Opinião

Por que a IA torna a reputação mais frágil e o PR mais decisivo

Entre eficiência e ruído, a IA desafia o PR a manter relevância e credibilidade em meio à abundância de conteúdo

Beatriz Destefani Augusto

Sócia-proprietária da Comunica PR 5 de dezembro de 2025 - 17h00

O Dia do Profissional de Relações Públicas, neste 2 de dezembro, chega em um momento que é, ao mesmo tempo, empolgante e de dar um nó na cabeça: como é que a gente continua construindo reputação de verdade em um mundo onde a Inteligência Artificial acelera tudo, inclusive os riscos?

A cada nova ferramenta generativa que surge, nos fazemos a mesma pergunta: estamos ganhando um superpoder de eficiência ou só estamos empilhando mais barulho? A verdade nua e crua é que a IA já não é uma novidade fascinante; ela virou rotina. E, como toda tecnologia que se torna infraestrutura, ela deixa de ser mágica para virar um desafio sério, especialmente para quem, como nós, vive de credibilidade.

A sedução é irresistível, a gente sabe: escala, velocidade, cortar custos, fazer mais entregas com menos esforço. É a promessa de ouro para empresas e profissionais que vivem sob a pressão do “pra ontem”. Mas é também um convite perigoso para o erro. Na pressa de produzir sem parar, o risco é deixar para trás o que é mais valioso: a profundidade, o contexto e a coerência.

O que antes exigia um trabalho quase artesanal, de apurar, interpretar, selecionar o que realmente vale a pena, hoje disputa espaço com sistemas que entregam conteúdos perfeitos na forma, mas, muitas vezes, ocas na alma.

O paradoxo do excesso

A IA nos jogou em um território de abundância extrema. Nunca geramos tanto conteúdo, mas, paradoxalmente, nunca tivemos tanta dificuldade em saber o que, no meio de tudo isso, realmente importa. A consequência é um paradoxo preocupante: quanto mais a gente fala, mais difícil fica ser escutado.
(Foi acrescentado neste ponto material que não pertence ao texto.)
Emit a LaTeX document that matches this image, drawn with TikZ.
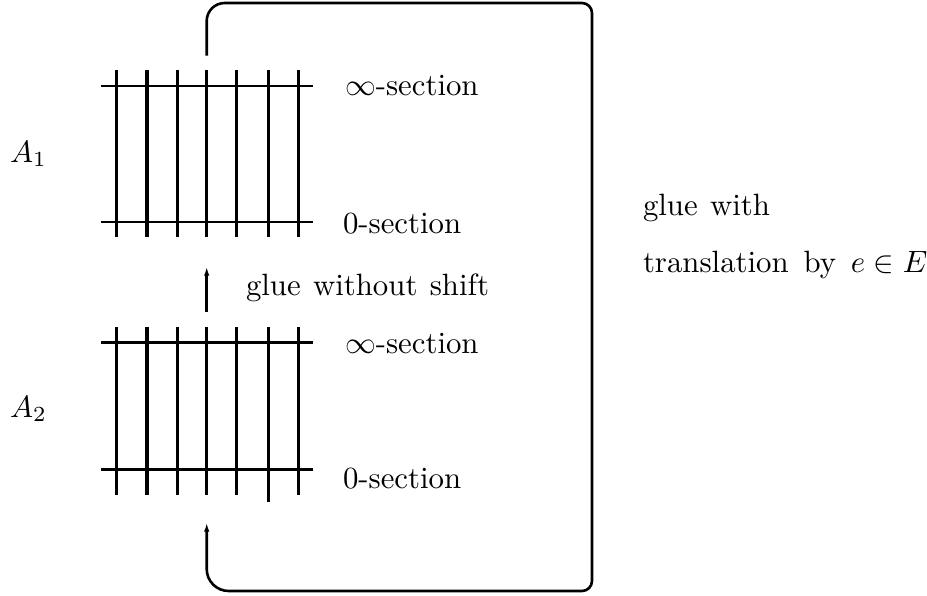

Nosso papel, então, mudou radicalmente. Deixamos de ser meros “produtores” para nos tornarmos curadores de alto nível. Se antes a batalha era fazer a mensagem chegar, hoje a missão é fazer a mensagem valer. A curadoria não é mais um luxo ou um diferencial; é a única linha de defesa para evitar que as marcas se dissolvam nesse oceano de textos genéricos, releases que parecem cópia um do outro e narrativas artificiais que desmoronam na segunda leitura.

IA não substitui a inquietação

Toda comunicação que presta nasce de um incômodo: aquela pergunta que incomoda, a ideia que vai na contramão, o contraste que tira a conversa do lugar comum. E isso exige uma sensibilidade que nenhum algoritmo domina. A tecnologia é mestra em identificar padrões; a reputação, no entanto, é construída com nuances. A IA é excelente para dar forma, mas ainda é incapaz de gerar sentido, e é justamente nesse sentido que a confiança é cimentada.

O grande problema acontece quando as empresas cometem o erro de trocar “otimizar estratégia” por “baratear conteúdo”. Esse deslize sai caro: as mensagens se tornam indistinguíveis, os posicionamentos perdem força e as marcas se tornam descartáveis. Não por falta de capacidade, mas por falta de intenção clara.

A nova responsabilidade estratégica

Chegamos a uma fase em que o PR não pode mais se dar ao luxo de ser apenas um executor. A IA democratizou ferramentas, mas também expôs, de forma quase cruel, quem realmente pensa estratégia e quem apenas segue o fluxo.

Hoje, o valor do nosso trabalho está na capacidade de decidir o que de fato merece ser dito, compreender por que isso importa (e não outra coisa) e garantir que a tecnologia amplifique, e jamais distorça, o propósito central de uma marca. Não é sobre dominar sistemas, mas sobre fazer escolhas com intenção, rigor e visão de longo prazo.

Em um cenário onde tudo é possível, o que realmente nos diferencia é a escolha. E é exatamente aí que mora o trabalho de gente: usar a IA para dar potência máxima ao que já é sólido, e nunca para mascarar o que está faltando.

No fim das contas, a conversa sobre Inteligência Artificial não é sobre ser substituído por robôs; é sobre substituir maus hábitos: a pressa burra, o conteúdo irrelevante, a comunicação que não tem estratégia por trás. A tecnologia não ameaça os profissionais de PR; ela ameaça as práticas antiquadas.

A pergunta que vai definir o futuro da nossa área não é “como eu uso a IA?”, mas sim: “como eu continuo sendo confiável em um mundo onde todo mundo está usando a IA?”. E essa resposta, felizmente, ainda não pode, e talvez nunca possa, ser automatizada.